When I suggested—through my cloning analogy—to Professor Mark C. Taylor of Columbia’s Religion Department that getting to know a professor personally would allow the student an insider glance at the life that they might one day live, he promptly rejected the notion. The job market in academia has been bleak since the 1970s, he reminded me. “As far as giving students glimpses about the life that they might have in a profession like college teaching, there is no future for them.” When students express interest in emulating his career: “I say, ‘Don’t do what I do. Do what I could never imagine doing and come back and tell me about it.”

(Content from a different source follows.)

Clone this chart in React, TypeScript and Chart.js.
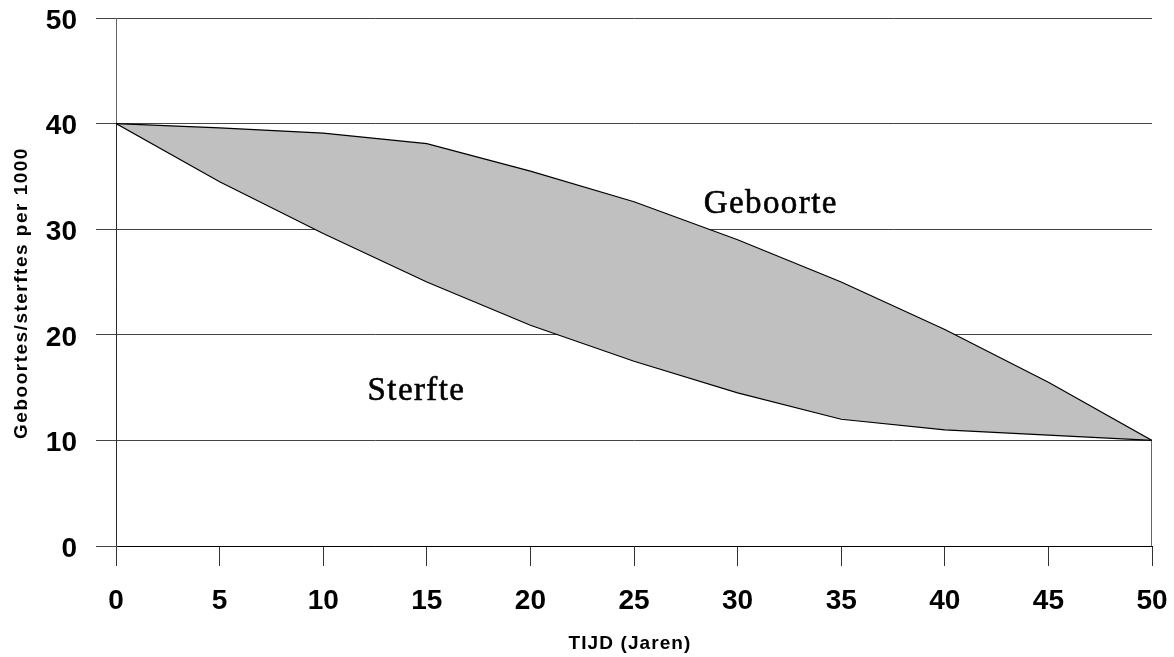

A few days before I spoke with Taylor, I met with Alethea Harnish, CC ’23, who studies religion in addition to playwriting, acting, and painting. She considers Taylor to be a mentor of hers and embodied his aversion to the academic route. As a young person searching for the intersections between her interests in faith, philosophy, and art, Harnish enjoys learning about Professor Taylor’s life outside the classroom. She is fascinated by how he translates his body of research into his art as a sculptor. Harnish once wrote a full performance script for a class of Taylor’s and, with his encouragement, submitted it for the Religion Department’s Peter Awn Paper Prize. She won.

Illustration by Samia Menon

I also spoke with Professor Ann Douglas of Columbia’s English Department. Retired for nearly a decade, she continues to teach a seminar on the Beat Generation. We met over Zoom. As her research assistant adjusted her computer screen, I glimpsed the large array of books that Douglas’s mother dubbed the Ann Douglas Memorial Library. Her dedication to the Beat Generation, she told me through the screen, began in her late teens while reading Jack Kerouac’s On the Road. In fact, she was so enchanted by the novel that she decided to go on the road herself—only to be found, four days later, by a detective hired by her step-father. Though thwarted once, Douglas said she has lived her life in this spirit ever since.


Like Taylor, Douglas doubts that the life she’s led in academia would fulfill most of her students’ needs and desires. She certainly doesn’t encourage them to attempt to emulate her CV. But she does urge them to make unconventional choices—whatever that means for them—and to always recall the convictions of the Beatniks.


Both Douglas and Taylor live and breathe the material that they study and teach. But they’re not interested in molding their students into versions of themselves. Instead, they encourage their students to apply their general philosophies to the medium—and for a purpose—that suits them best. When we discussed his pedagogy, Taylor walked around his office in 80 Claremont and pulled out a DVD, a video game, and a script from the bookshelves that lined every windowless wall of the room. These were projects his students had created for him over the years. They resided alongside the volumes upon volumes of books listed in his syllabi and cited in his published works. I took this as an indication of what true mentorship is capable of.